In the open-source version, the operations are minimal. Here is the toolbar showing the functions similar to Microsoft Excel ribbons

I had to do most traditional cleaning and enrichment stuff by code as the spreadsheet interface doesn’t support it. Some examples from the code below
- Converting a string containing a date to date & time columns
- Calling functions to retrieve country, region, the city from the IP address
- Dealing with missing values
- Splitting out fields into components to pull out the HTTP method
df = df[['remote_addr', 'remote_user', 'time_local', 'request',
'status', 'bytesSent', 'referrer', 'agent']]

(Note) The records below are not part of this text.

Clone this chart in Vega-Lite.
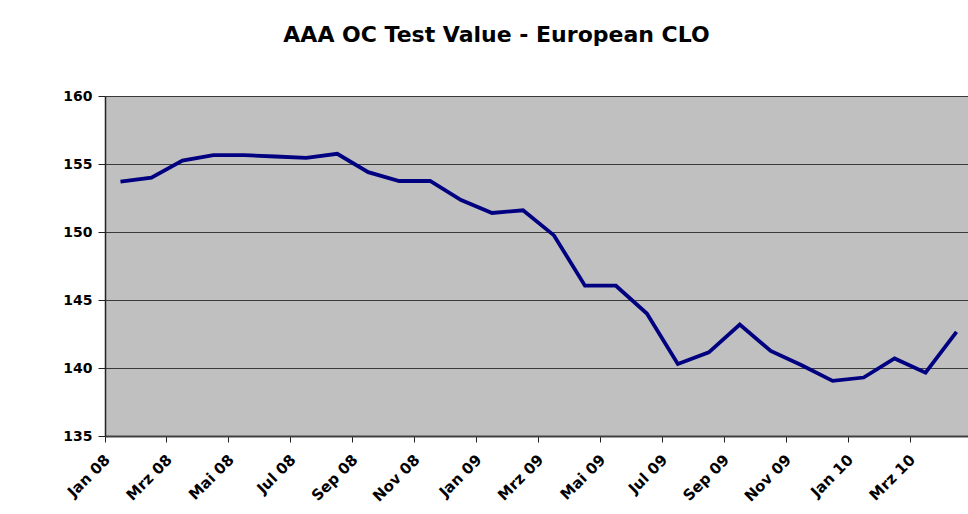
{
  "$schema": "https://vega.github.io/schema/vega-lite/v6.json",
  "width": 863,
  "height": 340,
  "autosize": {"type": "none"},
  "padding": {"left": 105, "top": 96, "right": 0, "bottom": 78},
  "background": "white",
  "title": {
    "text": "AAA OC Test Value - European CLO",
    "font": "DejaVu Sans",
    "fontSize": 22,
    "fontWeight": "bold",
    "color": "black",
    "anchor": "middle",
    "frame": "group",
    "dx": -40,
    "offset": 42
  },
  "data": {
    "values": [
      {"month": "Jan 08", "value": 153.7},
      {"month": "Feb 08", "value": 154.0},
      {"month": "Mrz 08", "value": 155.25},
      {"month": "Apr 08", "value": 155.65},
      {"month": "Mai 08", "value": 155.65},
      {"month": "Jun 08", "value": 155.55},
      {"month": "Jul 08", "value": 155.45},
      {"month": "Aug 08", "value": 155.75},
      {"month": "Sep 08", "value": 154.4},
      {"month": "Okt 08", "value": 153.75},
      {"month": "Nov 08", "value": 153.75},
      {"month": "Dez 08", "value": 152.35},
      {"month": "Jan 09", "value": 151.4},
      {"month": "Feb 09", "value": 151.6},
      {"month": "Mrz 09", "value": 149.75},
      {"month": "Apr 09", "value": 146.05},
      {"month": "Mai 09", "value": 146.05},
      {"month": "Jun 09", "value": 144.0},
      {"month": "Jul 09", "value": 140.3},
      {"month": "Aug 09", "value": 141.15},
      {"month": "Sep 09", "value": 143.2},
      {"month": "Okt 09", "value": 141.25},
      {"month": "Nov 09", "value": 140.2},
      {"month": "Dez 09", "value": 139.05},
      {"month": "Jan 10", "value": 139.3},
      {"month": "Feb 10", "value": 140.7},
      {"month": "Mrz 10", "value": 139.65},
      {"month": "Apr 10", "value": 142.65}
    ]
  },
  "mark": {"type": "line", "color": "#000080", "strokeWidth": 3.8},
  "encoding": {
    "x": {
      "field": "month",
      "type": "ordinal",
      "sort": null,
      "bandPosition": 0.5,
      "scale": {"type": "band", "paddingInner": 0, "paddingOuter": 0, "range": [0, 867]},
      "axis": {
        "values": ["Jan 08", "Mrz 08", "Mai 08", "Jul 08", "Sep 08", "Nov 08", "Jan 09", "Mrz 09", "Mai 09", "Jul 09", "Sep 09", "Nov 09", "Jan 10", "Mrz 10"],
        "bandPosition": 0,
        "labelAngle": -45,
        "labelFont": "DejaVu Sans",
        "labelFontWeight": "bold",
        "labelFontSize": 15,
        "labelColor": "black",
        "labelPadding": 10,
        "labelOffset": -18,
        "tickSize": 6,
        "tickColor": "#222",
        "domainColor": "#404040",
        "domainWidth": 2,
        "grid": false,
        "title": null
      }
    },
    "y": {
      "field": "value",
      "type": "quantitative",
      "scale": {"domain": [135, 160], "nice": false, "zero": false},
      "axis": {
        "values": [135, 140, 145, 150, 155, 160],
        "labelFont": "DejaVu Sans",
        "labelFontWeight": "bold",
        "labelFontSize": 14,
        "labelColor": "black",
        "labelPadding": 6,
        "tickSize": 7,
        "tickColor": "#222",
        "domainColor": "#222",
        "domainWidth": 1.5,
        "grid": true,
        "gridColor": "#3a3a3a",
        "gridWidth": 1,
        "gridOpacity": 1,
        "title": null
      }
    }
  },
  "config": {
    "view": {"fill": "#C0C0C0", "stroke": "#808080", "strokeWidth": 1}
  }
}
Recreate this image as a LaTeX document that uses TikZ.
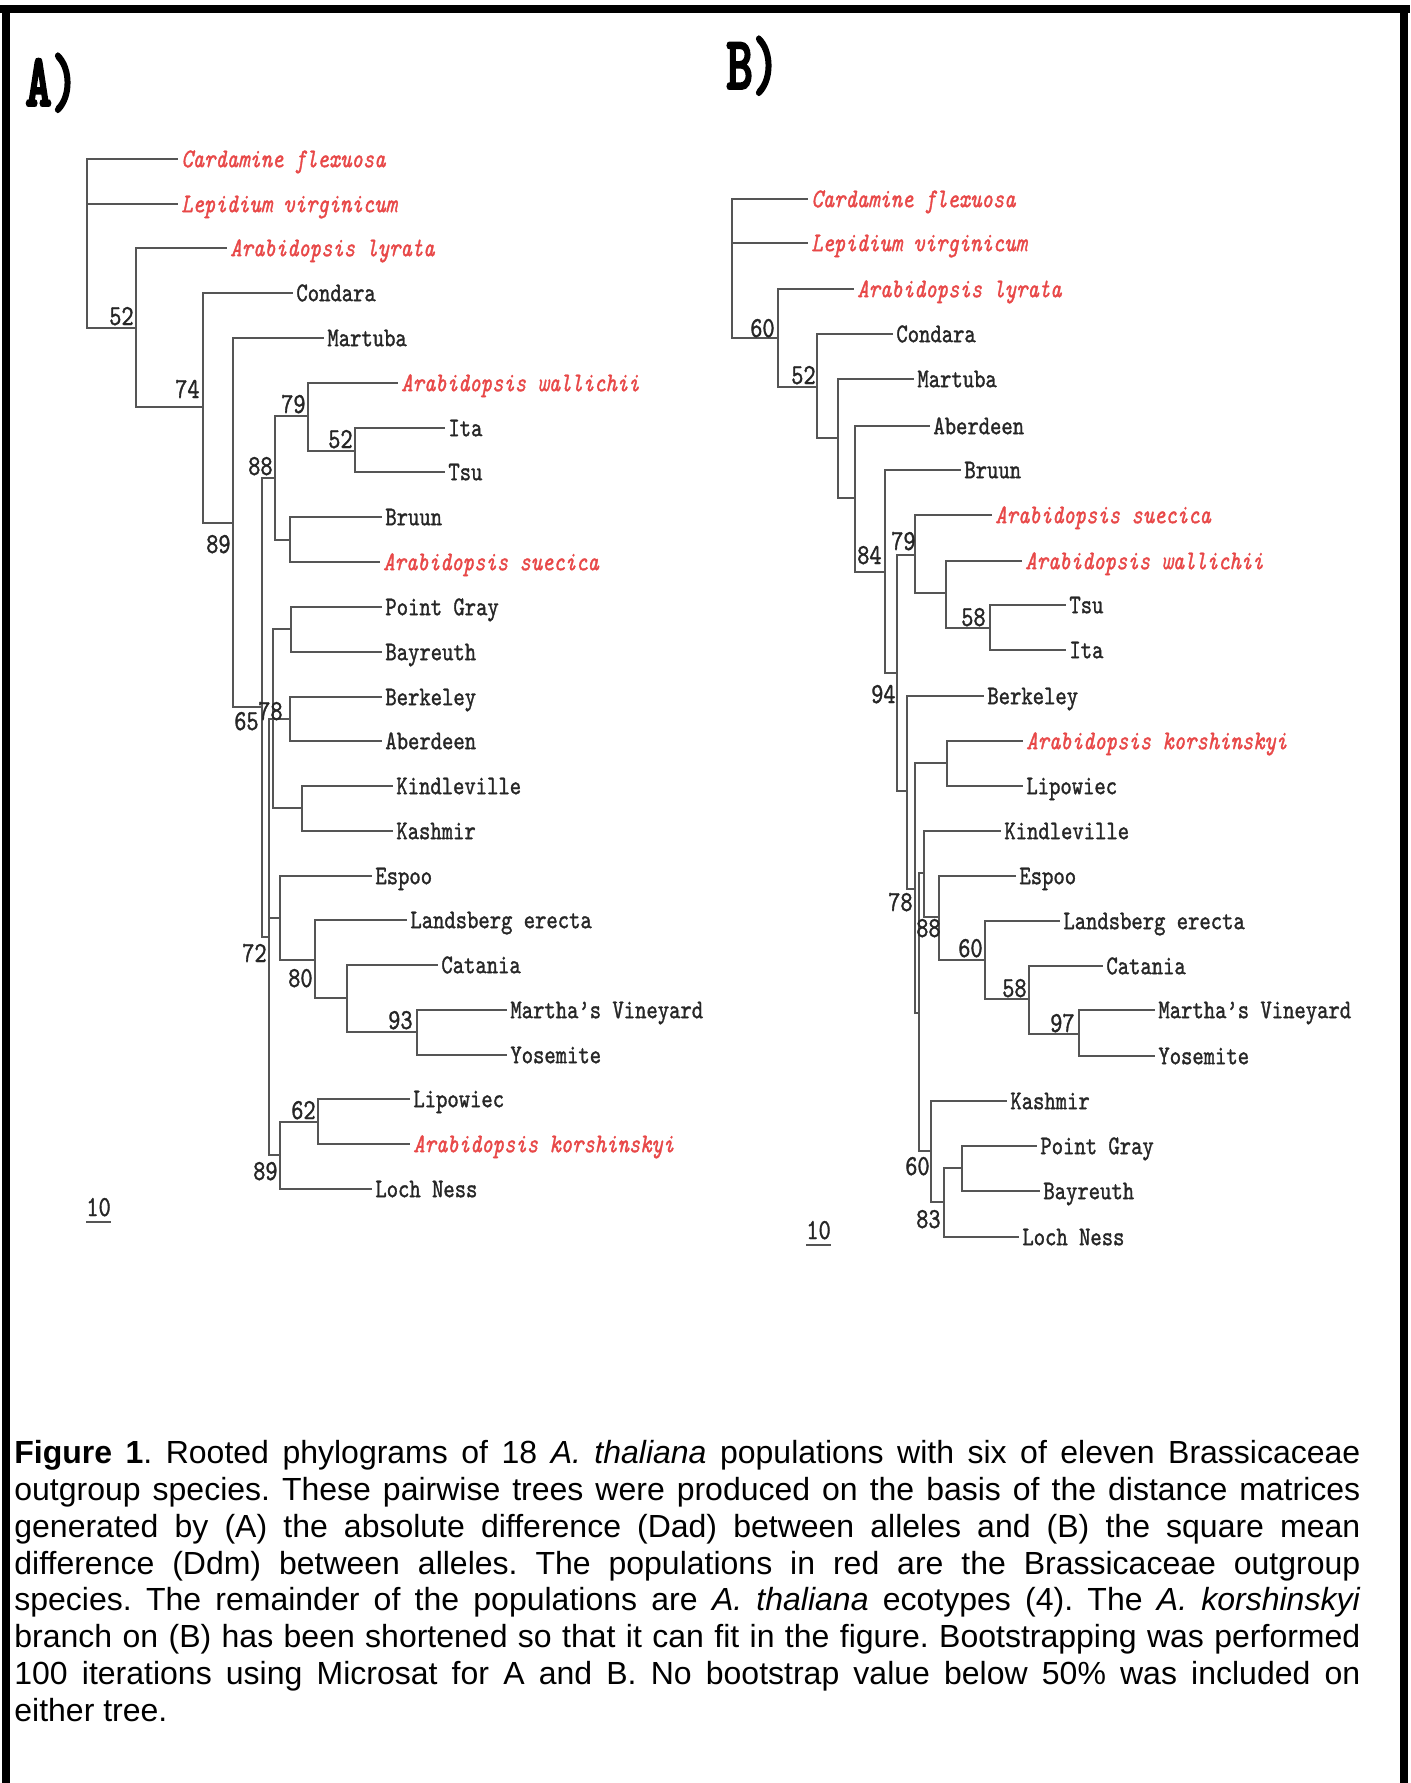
\documentclass[tikz,border=0pt]{standalone}
\usepackage{fontspec}
\setmainfont{Liberation Sans}
\newfontfamily\treefont{lmmono10-regular}[Extension=.otf, ItalicFont=lmmono10-italic, FakeStretch=0.8, FakeBold=1.2]
\newfontfamily\panelfont{lmmonolt10-bold}[Extension=.otf, FakeStretch=0.66, FakeBold=2.5]
\usetikzlibrary{positioning}
\definecolor{outred}{RGB}{232,72,72}
\definecolor{branch}{RGB}{85,85,85}

\begin{document}
\begin{tikzpicture} [
    x=0.5pt, y=-0.5pt,
    br/.style = {branch, line width=1pt},
    leaf/.style = {anchor=west, inner xsep=1.5pt, inner ysep=0pt, text height=8.2pt, text depth=0pt,
        text=black!85, font=\treefont\fontsize{13.5}{14}\selectfont},
    outgrp/.style = {leaf, text=outred, font=\treefont\itshape\fontsize{13.5}{14}\selectfont},
    boot/.style = {anchor=base east, inner sep=0pt, text=black!85, font=\treefont\fontsize{14.5}{15}\selectfont},
    panel/.style = {anchor=base west, inner sep=0pt, font=\panelfont\fontsize{38}{40}\selectfont}
]
    \fill[white] (0,0) rectangle (1410,1783);
    \useasboundingbox (0,0) rectangle (1410,1783);

    % frame
    \draw[line width=4pt] (6,5) -- (6,1783);
    \draw[line width=4pt] (1404,5) -- (1404,1783);
    \draw[line width=4pt] (0,9) -- (1410,9);

    \node[panel] (panA) at (25,106) {A)};
    \node[panel] (panB) at (726,89) {B)};

    % ---------- tree A ----------
    \coordinate (aR)   at (87,243);
    \coordinate (a52)  at (136,328);
    \coordinate (a74)  at (203,407);
    \coordinate (a89)  at (233,523);
    \coordinate (a65)  at (262,707);
    \coordinate (a88)  at (275,478);
    \coordinate (a79)  at (308,416);
    \coordinate (a52b) at (355,451);
    \coordinate (aBS)  at (290,540);
    \coordinate (a72)  at (269,937);
    \coordinate (a78)  at (273,719);
    \coordinate (aPB)  at (291,629);
    \coordinate (aBA)  at (290,719);
    \coordinate (aKK)  at (302,808);
    \coordinate (aEs)  at (280,918);
    \coordinate (a80)  at (315,960);
    \coordinate (aC)   at (347,998);
    \coordinate (a93)  at (417,1032);
    \coordinate (a89b) at (280,1155);
    \coordinate (a62)  at (318,1122);

    \node[outgrp] (aCard)  at (178,159)  {Cardamine flexuosa};
    \node[outgrp] (aLepi)  at (178,204)  {Lepidium virginicum};
    \node[outgrp] (aLyra)  at (227,248)  {Arabidopsis lyrata};
    \node[leaf]   (aCond)  at (293,293)  {Condara};
    \node[leaf]   (aMart)  at (324,338)  {Martuba};
    \node[outgrp] (aWall)  at (398,383)  {Arabidopsis wallichii};
    \node[leaf]   (aIta)   at (445,428)  {Ita};
    \node[leaf]   (aTsu)   at (445,472)  {Tsu};
    \node[leaf]   (aBruun) at (382,517)  {Bruun};
    \node[outgrp] (aSuec)  at (380,562)  {Arabidopsis suecica};
    \node[leaf]   (aPGray) at (382,607)  {Point Gray};
    \node[leaf]   (aBayr)  at (382,652)  {Bayreuth};
    \node[leaf]   (aBerk)  at (382,697)  {Berkeley};
    \node[leaf]   (aAber)  at (382,741)  {Aberdeen};
    \node[leaf]   (aKind)  at (393,786)  {Kindleville};
    \node[leaf]   (aKash)  at (393,831)  {Kashmir};
    \node[leaf]   (aEspoo) at (372,876)  {Espoo};
    \node[leaf]   (aLands) at (407,920)  {Landsberg erecta};
    \node[leaf]   (aCata)  at (438,965)  {Catania};
    \node[leaf]   (aMV)    at (507,1010) {Martha’s Vineyard};
    \node[leaf]   (aYos)   at (507,1055) {Yosemite};
    \node[leaf]   (aLipo)  at (410,1099) {Lipowiec};
    \node[outgrp] (aKors)  at (410,1144) {Arabidopsis korshinskyi};
    \node[leaf]   (aLoch)  at (372,1189) {Loch Ness};

    \draw[br] (aR) |- (aCard.west) (aR) |- (aLepi.west) (aR) |- (a52);
    \draw[br] (a52) |- (aLyra.west) (a52) |- (a74);
    \draw[br] (a74) |- (aCond.west) (a74) |- (a89);
    \draw[br] (a89) |- (aMart.west) (a89) |- (a65);
    \draw[br] (a65) |- (a88) (a65) |- (a72);
    \draw[br] (a88) |- (a79) (a88) |- (aBS);
    \draw[br] (a79) |- (aWall.west) (a79) |- (a52b);
    \draw[br] (a52b) |- (aIta.west) (a52b) |- (aTsu.west);
    \draw[br] (aBS) |- (aBruun.west) (aBS) |- (aSuec.west);
    \draw[br] (a72) |- (a78) (a72) |- (aEs) (a72) |- (a89b);
    \draw[br] (a78) |- (aPB) (a78) |- (aBA) (a78) |- (aKK);
    \draw[br] (aPB) |- (aPGray.west) (aPB) |- (aBayr.west);
    \draw[br] (aBA) |- (aBerk.west) (aBA) |- (aAber.west);
    \draw[br] (aKK) |- (aKind.west) (aKK) |- (aKash.west);
    \draw[br] (aEs) |- (aEspoo.west) (aEs) |- (a80);
    \draw[br] (a80) |- (aLands.west) (a80) |- (aC);
    \draw[br] (aC) |- (aCata.west) (aC) |- (a93);
    \draw[br] (a93) |- (aMV.west) (a93) |- (aYos.west);
    \draw[br] (a89b) |- (a62) (a89b) |- (aLoch.west);
    \draw[br] (a62) |- (aLipo.west) (a62) |- (aKors.west);

    \node[boot] (a52l)  at (134,325)  {52};
    \node[boot] (a74l)  at (200,398)  {74};
    \node[boot] (a89l)  at (231,553)  {89};
    \node[boot] (a88l)  at (273,475)  {88};
    \node[boot] (a79l)  at (306,413)  {79};
    \node[boot] (a52bl) at (353,448)  {52};
    \node[boot] (a65l)  at (259,730)  {65};
    \node[boot] (a78l)  at (283,720)  {78};
    \node[boot] (a72l)  at (267,962)  {72};
    \node[boot] (a80l)  at (313,987)  {80};
    \node[boot] (a93l)  at (413,1029) {93};
    \node[boot] (a62l)  at (316,1119) {62};
    \node[boot] (a89bl) at (278,1180) {89};

    \node[boot, anchor=base west] (aScale) at (86,1216) {10};
    \draw[br] ([yshift=-2.5pt]aScale.south west) -- ([yshift=-2.5pt]aScale.south east);

    % ---------- tree B ----------
    \coordinate (bR)   at (732,268);
    \coordinate (b60)  at (778,338);
    \coordinate (b52)  at (817,387);
    \coordinate (bM)   at (838,438);
    \coordinate (bA)   at (855,498);
    \coordinate (b84)  at (885,572);
    \coordinate (b94)  at (897,673);
    \coordinate (b79)  at (915,555);
    \coordinate (bW)   at (946,593);
    \coordinate (b58)  at (990,628);
    \coordinate (bX)   at (907,791);
    \coordinate (b78)  at (915,889);
    \coordinate (bKL)  at (947,763);
    \coordinate (bY)   at (919,1013);
    \coordinate (bZ)   at (924,873);
    \coordinate (b88)  at (939,917);
    \coordinate (b60c) at (985,960);
    \coordinate (b58b) at (1029,999);
    \coordinate (b97)  at (1079,1034);
    \coordinate (b60b) at (931,1151);
    \coordinate (b83)  at (944,1202);
    \coordinate (bPB)  at (962,1168);

    \node[outgrp] (bCard)  at (808,199)  {Cardamine flexuosa};
    \node[outgrp] (bLepi)  at (808,243)  {Lepidium virginicum};
    \node[outgrp] (bLyra)  at (854,289)  {Arabidopsis lyrata};
    \node[leaf]   (bCond)  at (893,334)  {Condara};
    \node[leaf]   (bMart)  at (914,379)  {Martuba};
    \node[leaf]   (bAber)  at (930,426)  {Aberdeen};
    \node[leaf]   (bBruun) at (961,470)  {Bruun};
    \node[outgrp] (bSuec)  at (992,515)  {Arabidopsis suecica};
    \node[outgrp] (bWall)  at (1022,561) {Arabidopsis wallichii};
    \node[leaf]   (bTsu)   at (1066,605) {Tsu};
    \node[leaf]   (bIta)   at (1066,650) {Ita};
    \node[leaf]   (bBerk)  at (984,696)  {Berkeley};
    \node[outgrp] (bKors)  at (1023,741) {Arabidopsis korshinskyi};
    \node[leaf]   (bLipo)  at (1023,786) {Lipowiec};
    \node[leaf]   (bKind)  at (1001,831) {Kindleville};
    \node[leaf]   (bEspoo) at (1016,876) {Espoo};
    \node[leaf]   (bLands) at (1060,921) {Landsberg erecta};
    \node[leaf]   (bCata)  at (1103,966) {Catania};
    \node[leaf]   (bMV)    at (1155,1010) {Martha’s Vineyard};
    \node[leaf]   (bYos)   at (1155,1056) {Yosemite};
    \node[leaf]   (bKash)  at (1007,1101) {Kashmir};
    \node[leaf]   (bPGray) at (1037,1146) {Point Gray};
    \node[leaf]   (bBayr)  at (1040,1191) {Bayreuth};
    \node[leaf]   (bLoch)  at (1019,1237) {Loch Ness};

    \draw[br] (bR) |- (bCard.west) (bR) |- (bLepi.west) (bR) |- (b60);
    \draw[br] (b60) |- (bLyra.west) (b60) |- (b52);
    \draw[br] (b52) |- (bCond.west) (b52) |- (bM);
    \draw[br] (bM) |- (bMart.west) (bM) |- (bA);
    \draw[br] (bA) |- (bAber.west) (bA) |- (b84);
    \draw[br] (b84) |- (bBruun.west) (b84) |- (b94);
    \draw[br] (b94) |- (b79) (b94) |- (bX);
    \draw[br] (b79) |- (bSuec.west) (b79) |- (bW);
    \draw[br] (bW) |- (bWall.west) (bW) |- (b58);
    \draw[br] (b58) |- (bTsu.west) (b58) |- (bIta.west);
    \draw[br] (bX) |- (bBerk.west) (bX) |- (b78);
    \draw[br] (b78) |- (bKL) (b78) |- (bY);
    \draw[br] (bKL) |- (bKors.west) (bKL) |- (bLipo.west);
    \draw[br] (bY) |- (bZ) (bY) |- (b60b);
    \draw[br] (bZ) |- (bKind.west) (bZ) |- (b88);
    \draw[br] (b88) |- (bEspoo.west) (b88) |- (b60c);
    \draw[br] (b60c) |- (bLands.west) (b60c) |- (b58b);
    \draw[br] (b58b) |- (bCata.west) (b58b) |- (b97);
    \draw[br] (b97) |- (bMV.west) (b97) |- (bYos.west);
    \draw[br] (b60b) |- (bKash.west) (b60b) |- (b83);
    \draw[br] (b83) |- (bPB) (b83) |- (bLoch.west);
    \draw[br] (bPB) |- (bPGray.west) (bPB) |- (bBayr.west);

    \node[boot] (b60l)  at (775,337)  {60};
    \node[boot] (b52l)  at (816,384)  {52};
    \node[boot] (b84l)  at (882,564)  {84};
    \node[boot] (b79l)  at (916,550)  {79};
    \node[boot] (b58l)  at (986,626)  {58};
    \node[boot] (b94l)  at (896,703)  {94};
    \node[boot] (b78l)  at (913,911)  {78};
    \node[boot] (b88l)  at (941,937)  {88};
    \node[boot] (b60cl) at (983,957)  {60};
    \node[boot] (b58bl) at (1027,997) {58};
    \node[boot] (b97l)  at (1075,1032) {97};
    \node[boot] (b60bl) at (930,1175) {60};
    \node[boot] (b83l)  at (941,1228) {83};

    \node[boot, anchor=base west] (bScale) at (806,1239) {10};
    \draw[br] ([yshift=-2.5pt]bScale.south west) -- ([yshift=-2.5pt]bScale.south east);

    % caption
    \node[anchor=north west, inner sep=0pt, text width=673pt, align=justify,
        font=\fontsize{16}{18.4}\selectfont\frenchspacing] (caption) at (14,1440) {%
        \textbf{Figure 1}. Rooted phylograms of 18 \textit{A. thaliana} populations with six of eleven Brassicaceae\linebreak
        outgroup species. These pairwise trees were produced on the basis of the distance matrices\linebreak
        generated by (A) the absolute difference (Dad) between alleles and (B) the square mean\linebreak
        difference (Ddm) between alleles. The populations in red are the Brassicaceae outgroup\linebreak
        species. The remainder of the populations are \textit{A. thaliana} ecotypes (4). The \textit{A. korshinskyi}\linebreak
        branch on (B) has been shortened so that it can fit in the figure. Bootstrapping was performed\linebreak
        100 iterations using Microsat for A and B. No bootstrap value below 50\% was included on\linebreak
        either tree.};
\end{tikzpicture}
\end{document}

#05/Mar/2022:00:06:55 +0000
df['date_time'] = pd.to_datetime(df['time_local'], format='%d/%b/%Y:%H:%M:%S %z')
del df['time_local']
df['date'] = df.date_time.dt.date
df['time'] = df.date_time.dt.time
df['request'] = df['request'].fillna(" ")
df = df.fillna(" ")
df['action'] = df.request.apply(lambda x: x.split(" ")[0])
#Mozilla/5.0 (X11; Linux x86_64) AppleWebKit/537.36 (KHTML, like Gecko) Chrome/81.0.4044.129 Safari/537.36
df['browser'] = df.agent.apply(lambda x: x.split(" "))
#df['os'] = df.agent.apply(lambda x: x.split(" ")[1])
df['elems'] = df.agent.apply(lambda x: splitter(x))
df['count'] = 1
ips = df['remote_addr'].unique()
#print(len(ips))
#res = iped(ips[0:10],ip_country, ipsed)
#df = df[(df['date'] > pd.to_datetime('2021-03-01'))]
ips = df['remote_addr'].unique()
print(len(ips))
res = iped(ips,ip_country)
df['country'] = df.remote_addr.apply(lambda x: country(x, res, 'country'))
df['region'] = df.remote_addr.apply(lambda x: country(x, res, 'region'))
df['city'] = df.remote_addr.apply(lambda x: country(x, res, 'city'))
So using Python, Jupyter Labs, Pandas and Mito is a true hybrid approach. The cleaning and preparation of the data set appears to suit the code approach whilst the exploration and visualisation of the clean data appears to suit Mito very well.
Still, I know that people from San Franciso are visiting my site, so perhaps it is time for me to put my elevator pitch together and hang out at some elevators in San Franciso.

If you spend time away from coding, it becomes challenging to remember, and hence these hybrid tools are convenient. I like these hybrid approaches!